Raw data ▸

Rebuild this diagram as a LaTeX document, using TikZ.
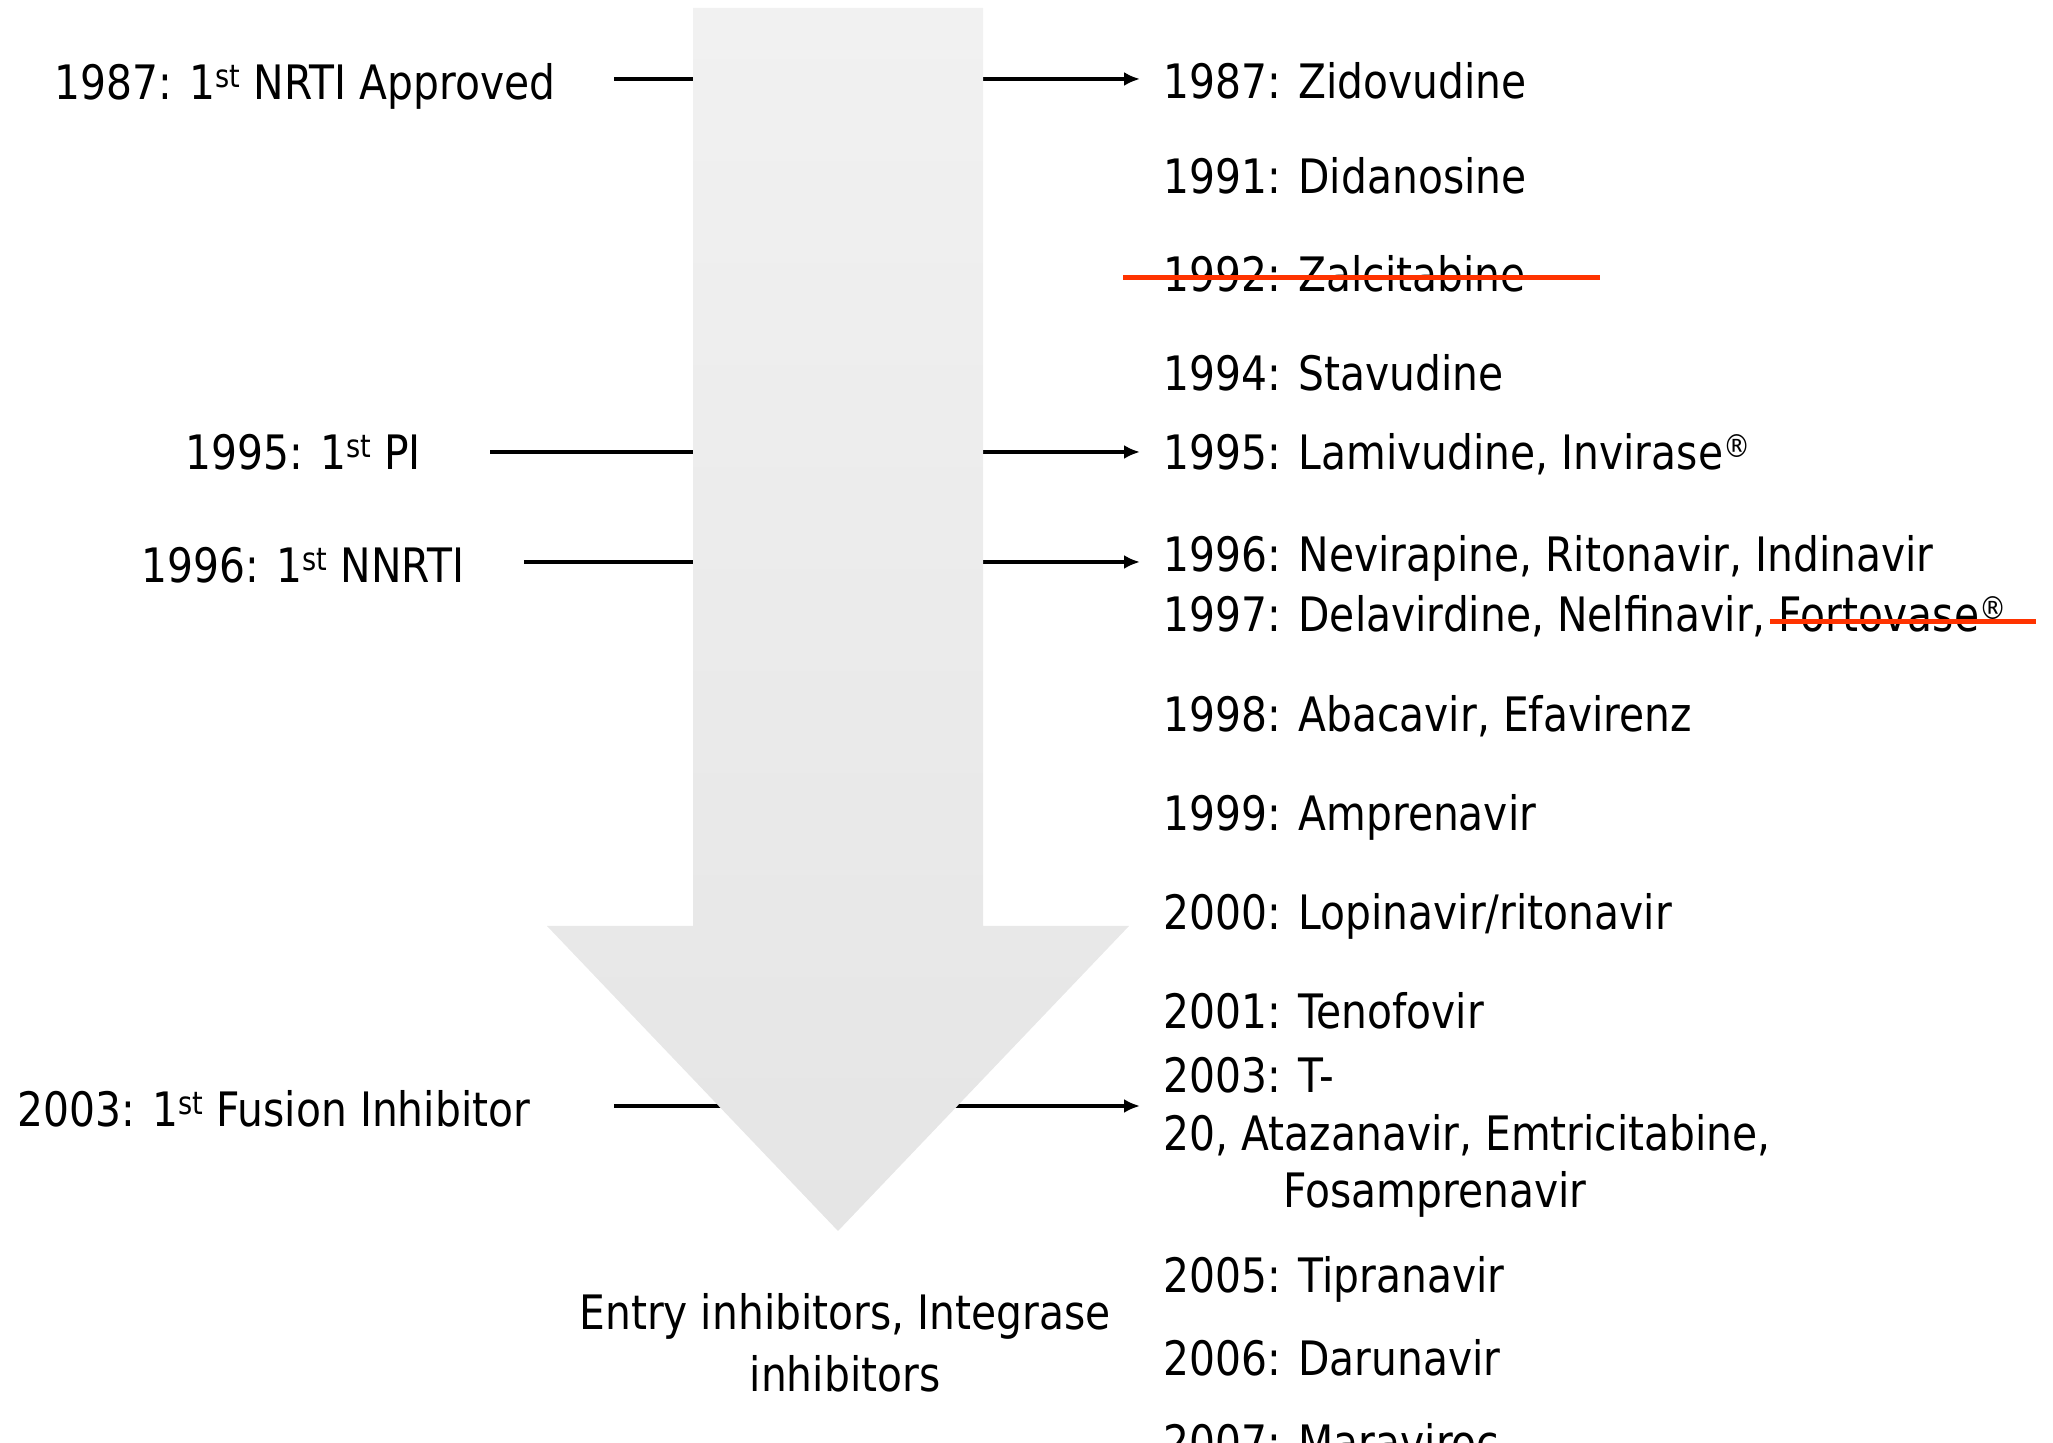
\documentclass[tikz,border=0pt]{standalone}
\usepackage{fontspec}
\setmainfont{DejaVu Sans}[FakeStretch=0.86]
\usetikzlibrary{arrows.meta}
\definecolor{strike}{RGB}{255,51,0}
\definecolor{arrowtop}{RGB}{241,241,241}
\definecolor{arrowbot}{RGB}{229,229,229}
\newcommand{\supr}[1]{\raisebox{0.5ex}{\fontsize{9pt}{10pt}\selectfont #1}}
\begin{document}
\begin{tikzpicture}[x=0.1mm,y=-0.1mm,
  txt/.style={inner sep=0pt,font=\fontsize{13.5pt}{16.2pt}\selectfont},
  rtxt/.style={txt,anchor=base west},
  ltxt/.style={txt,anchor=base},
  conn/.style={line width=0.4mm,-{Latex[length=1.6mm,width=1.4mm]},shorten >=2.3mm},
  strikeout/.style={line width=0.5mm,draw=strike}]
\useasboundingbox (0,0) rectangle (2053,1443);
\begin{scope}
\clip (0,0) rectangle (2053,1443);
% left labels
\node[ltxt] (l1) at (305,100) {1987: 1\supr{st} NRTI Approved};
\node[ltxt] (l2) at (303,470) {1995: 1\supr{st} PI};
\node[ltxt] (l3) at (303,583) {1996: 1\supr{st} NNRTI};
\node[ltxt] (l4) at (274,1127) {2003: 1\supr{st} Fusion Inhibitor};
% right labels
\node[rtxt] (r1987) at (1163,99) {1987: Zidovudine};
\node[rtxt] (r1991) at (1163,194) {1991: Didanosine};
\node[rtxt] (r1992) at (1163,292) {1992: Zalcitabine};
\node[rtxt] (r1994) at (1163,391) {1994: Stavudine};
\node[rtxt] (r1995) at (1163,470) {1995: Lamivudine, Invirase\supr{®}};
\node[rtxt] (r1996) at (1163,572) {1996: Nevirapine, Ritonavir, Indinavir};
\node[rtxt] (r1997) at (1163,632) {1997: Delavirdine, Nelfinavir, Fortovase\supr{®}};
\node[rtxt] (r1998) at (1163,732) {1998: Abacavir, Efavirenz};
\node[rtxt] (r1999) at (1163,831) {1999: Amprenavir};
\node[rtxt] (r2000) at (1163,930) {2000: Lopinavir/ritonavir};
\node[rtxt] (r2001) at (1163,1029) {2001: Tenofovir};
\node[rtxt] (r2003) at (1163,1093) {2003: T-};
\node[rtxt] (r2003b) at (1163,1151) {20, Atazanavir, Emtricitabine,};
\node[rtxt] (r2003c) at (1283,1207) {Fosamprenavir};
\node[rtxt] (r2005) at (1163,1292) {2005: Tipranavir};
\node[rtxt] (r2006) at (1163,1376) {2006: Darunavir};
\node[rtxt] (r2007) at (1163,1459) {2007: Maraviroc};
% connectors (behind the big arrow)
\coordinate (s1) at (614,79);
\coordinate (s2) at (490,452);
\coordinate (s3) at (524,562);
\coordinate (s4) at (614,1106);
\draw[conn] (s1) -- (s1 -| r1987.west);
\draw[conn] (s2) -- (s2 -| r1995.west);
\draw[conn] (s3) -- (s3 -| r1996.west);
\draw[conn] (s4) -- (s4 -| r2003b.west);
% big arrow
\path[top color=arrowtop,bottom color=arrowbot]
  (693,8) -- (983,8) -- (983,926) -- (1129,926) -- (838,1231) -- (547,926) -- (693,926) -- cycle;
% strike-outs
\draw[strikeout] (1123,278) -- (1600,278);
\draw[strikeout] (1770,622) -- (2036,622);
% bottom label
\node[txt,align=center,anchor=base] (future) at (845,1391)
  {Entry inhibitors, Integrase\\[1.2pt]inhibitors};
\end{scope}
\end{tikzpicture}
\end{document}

The task ▸
Repeat the lines above exactly, and keep every picture out.

Reply to the exercise ▸
Rebuild this diagram as a LaTeX document, using TikZ.
\documentclass[tikz,border=0pt]{standalone}
\usepackage{fontspec}
\setmainfont{DejaVu Sans}[FakeStretch=0.86]
\usetikzlibrary{arrows.meta}
\definecolor{strike}{RGB}{255,51,0}
\definecolor{arrowtop}{RGB}{241,241,241}
\definecolor{arrowbot}{RGB}{229,229,229}
\newcommand{\supr}[1]{\raisebox{0.5ex}{\fontsize{9pt}{10pt}\selectfont #1}}
\begin{document}
\begin{tikzpicture}[x=0.1mm,y=-0.1mm,
  txt/.style={inner sep=0pt,font=\fontsize{13.5pt}{16.2pt}\selectfont},
  rtxt/.style={txt,anchor=base west},
  ltxt/.style={txt,anchor=base},
  conn/.style={line width=0.4mm,-{Latex[length=1.6mm,width=1.4mm]},shorten >=2.3mm},
  strikeout/.style={line width=0.5mm,draw=strike}]
\useasboundingbox (0,0) rectangle (2053,1443);
\begin{scope}
\clip (0,0) rectangle (2053,1443);
% left labels
\node[ltxt] (l1) at (305,100) {1987: 1\supr{st} NRTI Approved};
\node[ltxt] (l2) at (303,470) {1995: 1\supr{st} PI};
\node[ltxt] (l3) at (303,583) {1996: 1\supr{st} NNRTI};
\node[ltxt] (l4) at (274,1127) {2003: 1\supr{st} Fusion Inhibitor};
% right labels
\node[rtxt] (r1987) at (1163,99) {1987: Zidovudine};
\node[rtxt] (r1991) at (1163,194) {1991: Didanosine};
\node[rtxt] (r1992) at (1163,292) {1992: Zalcitabine};
\node[rtxt] (r1994) at (1163,391) {1994: Stavudine};
\node[rtxt] (r1995) at (1163,470) {1995: Lamivudine, Invirase\supr{®}};
\node[rtxt] (r1996) at (1163,572) {1996: Nevirapine, Ritonavir, Indinavir};
\node[rtxt] (r1997) at (1163,632) {1997: Delavirdine, Nelfinavir, Fortovase\supr{®}};
\node[rtxt] (r1998) at (1163,732) {1998: Abacavir, Efavirenz};
\node[rtxt] (r1999) at (1163,831) {1999: Amprenavir};
\node[rtxt] (r2000) at (1163,930) {2000: Lopinavir/ritonavir};
\node[rtxt] (r2001) at (1163,1029) {2001: Tenofovir};
\node[rtxt] (r2003) at (1163,1093) {2003: T-};
\node[rtxt] (r2003b) at (1163,1151) {20, Atazanavir, Emtricitabine,};
\node[rtxt] (r2003c) at (1283,1207) {Fosamprenavir};
\node[rtxt] (r2005) at (1163,1292) {2005: Tipranavir};
\node[rtxt] (r2006) at (1163,1376) {2006: Darunavir};
\node[rtxt] (r2007) at (1163,1459) {2007: Maraviroc};
% connectors (behind the big arrow)
\coordinate (s1) at (614,79);
\coordinate (s2) at (490,452);
\coordinate (s3) at (524,562);
\coordinate (s4) at (614,1106);
\draw[conn] (s1) -- (s1 -| r1987.west);
\draw[conn] (s2) -- (s2 -| r1995.west);
\draw[conn] (s3) -- (s3 -| r1996.west);
\draw[conn] (s4) -- (s4 -| r2003b.west);
% big arrow
\path[top color=arrowtop,bottom color=arrowbot]
  (693,8) -- (983,8) -- (983,926) -- (1129,926) -- (838,1231) -- (547,926) -- (693,926) -- cycle;
% strike-outs
\draw[strikeout] (1123,278) -- (1600,278);
\draw[strikeout] (1770,622) -- (2036,622);
% bottom label
\node[txt,align=center,anchor=base] (future) at (845,1391)
  {Entry inhibitors, Integrase\\[1.2pt]inhibitors};
\end{scope}
\end{tikzpicture}
\end{document}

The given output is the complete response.